Stop legs 115 and 117 are provided to limit the downward motion of the clamping members 100, 101, to prevent them from going past center or "over center" with respect to the drive motor and drive arm. In ideal circumstances, with all parts positioned and adjusted properly, these stop legs would be unnecessary. However, in normal use, slight errors and tolerance buildup in the positioning of various components can lead to a possibility of driving the stop members past center.
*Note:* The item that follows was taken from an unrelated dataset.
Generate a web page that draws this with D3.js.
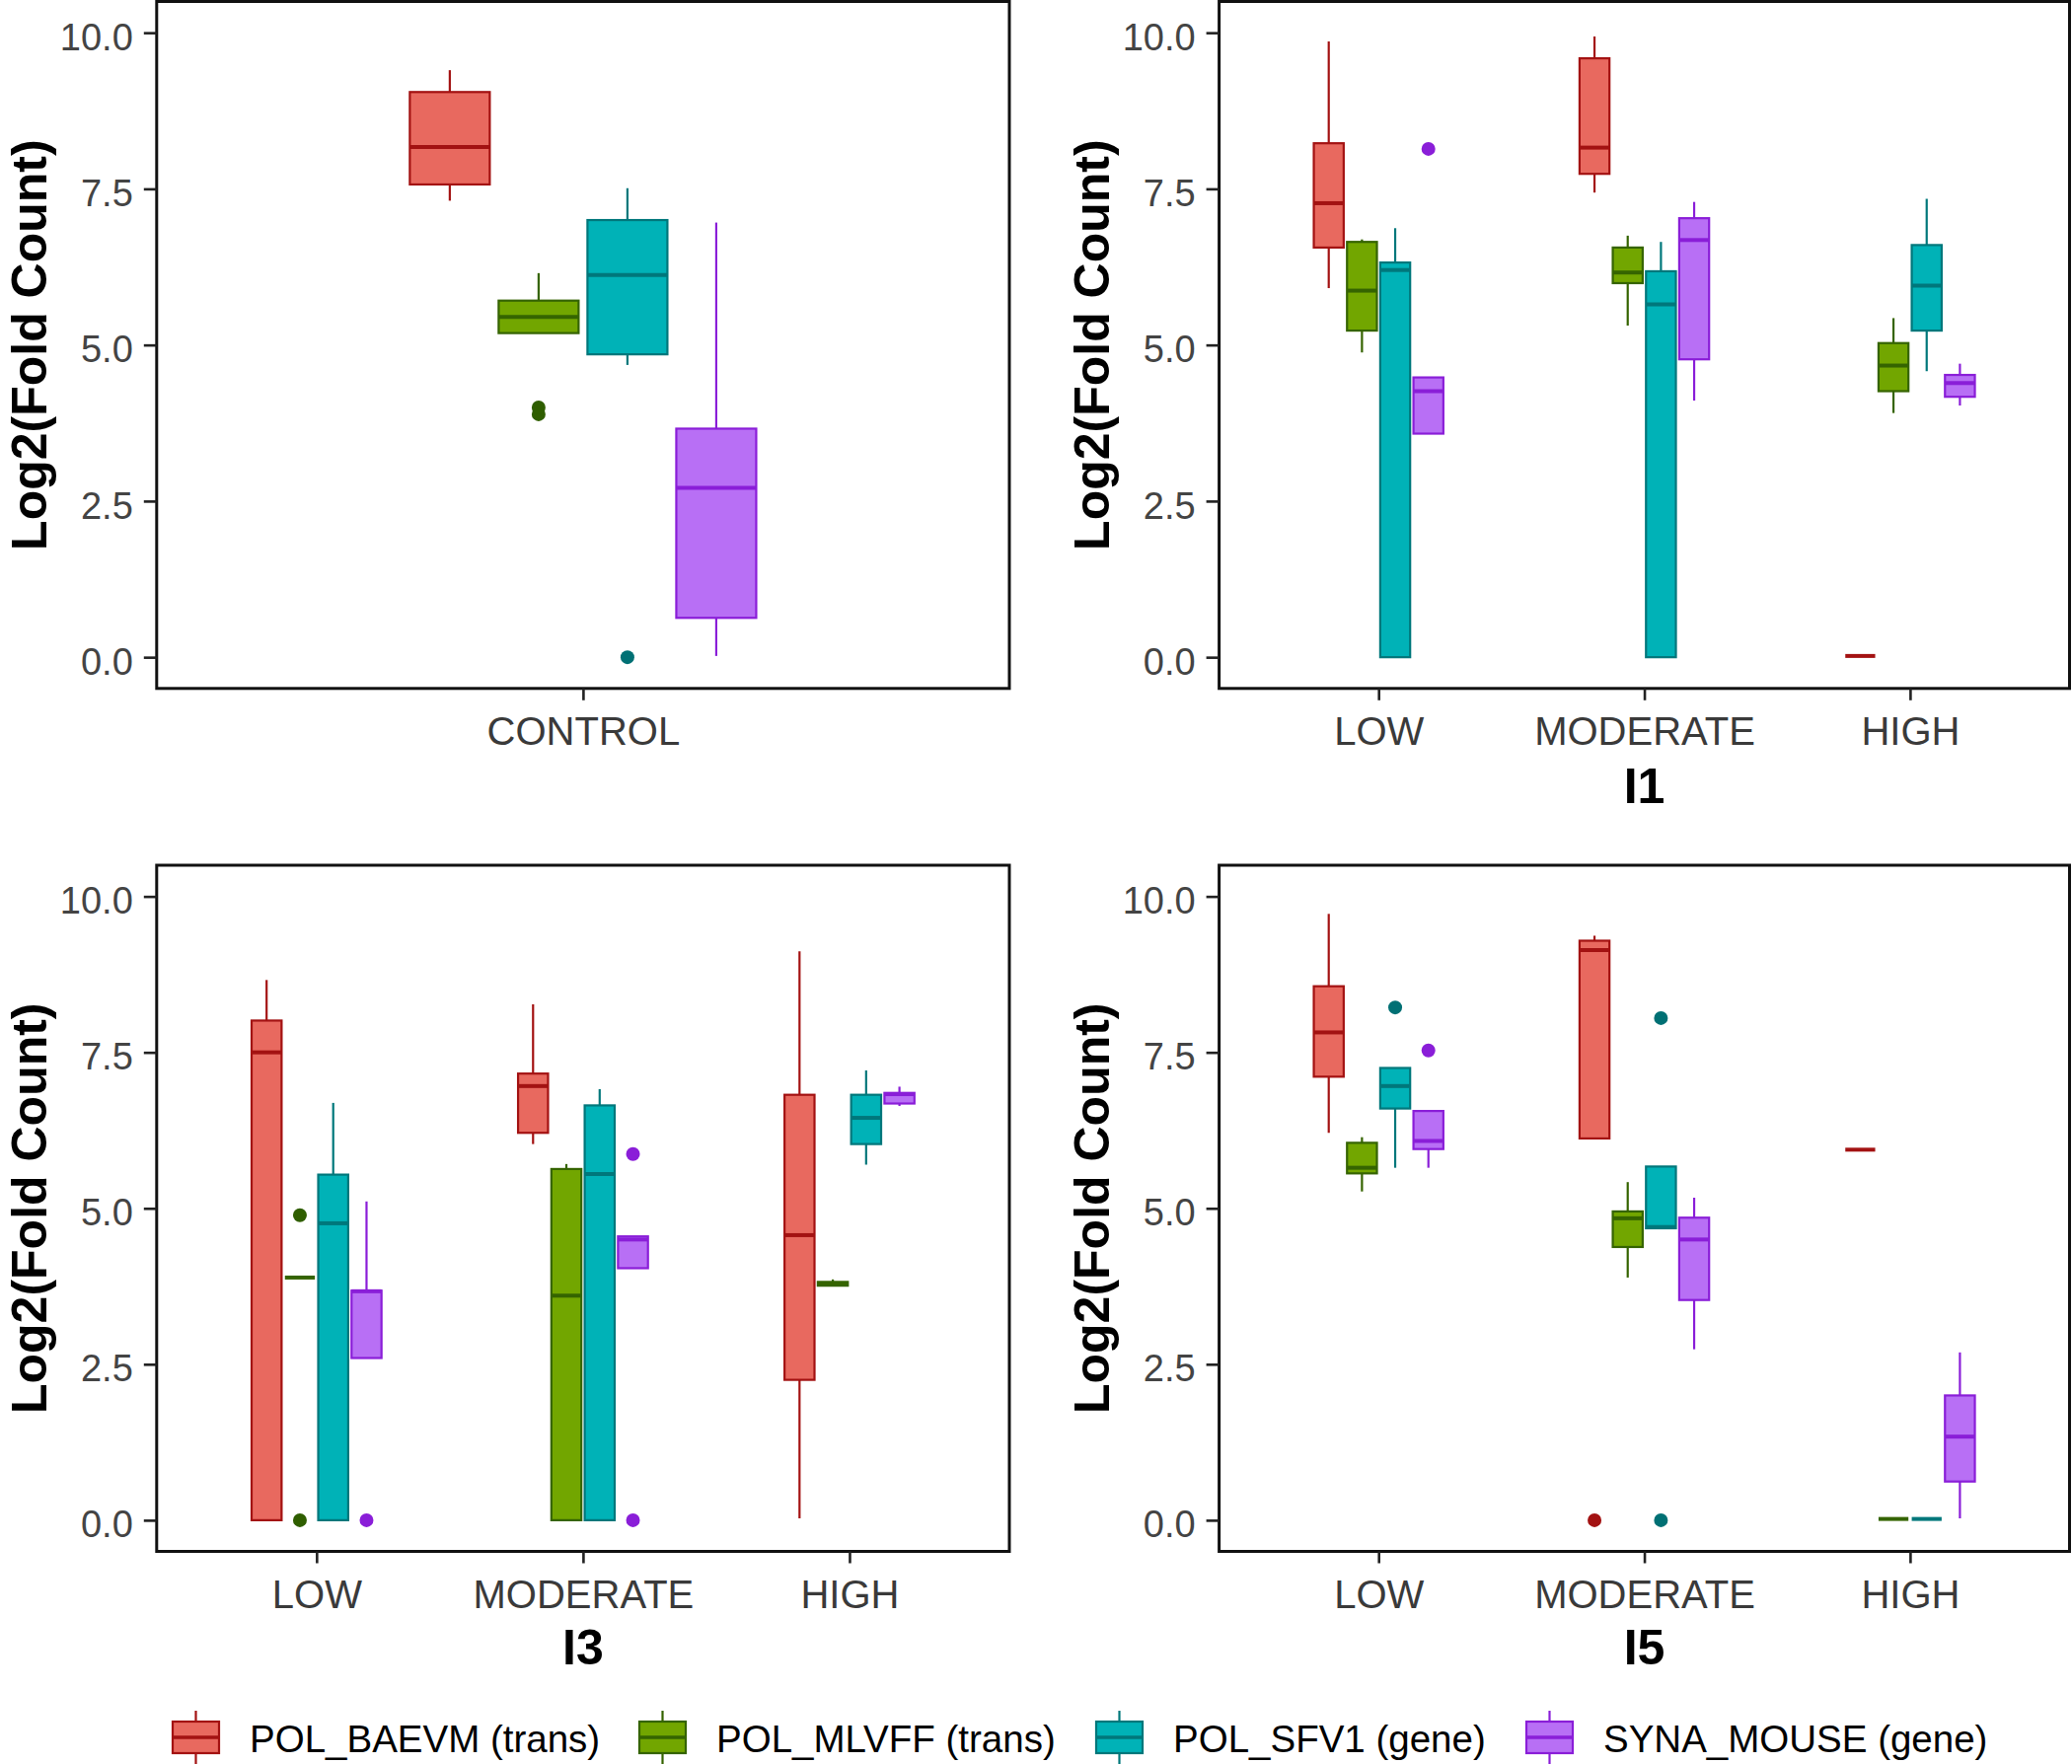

This could occur from the position of the apparatus in FIG. 4, following either a manual pulling of the bed to the horizontal position, or the motor having driven to the up position while the bed is held down. Starting from the position in FIG. 4, if a person were to manually lift the bed to the up position, the friction force applied to the friction lining members and clamping members 100, 101 would tend to rotate them further in a downward direction. If the motor were inadvertently placed a slight distance too far away from the bed frame, i.e., to the left in FIG. 4, the geometry might be such that that lifting of the bed could drive pivot bolt 112 over center with respect to the drive motor, which of course would render the power drive ineffective for further movement of the bed. However, stop legs 115 and 117 would engage the floor or other mounting surface prior to the occurrence of the above condition, so that the drive could not be moved past center.
Thus it will be seen that the invention provides an improved drive coupling for a power operated pivoting support member, such as a folding wall bed, that normally couples the drive motion of the power means to the pivoting surface, and that permits slippage in the event of the application of unusual and excessive force so that the support member can move independently of the power drive means.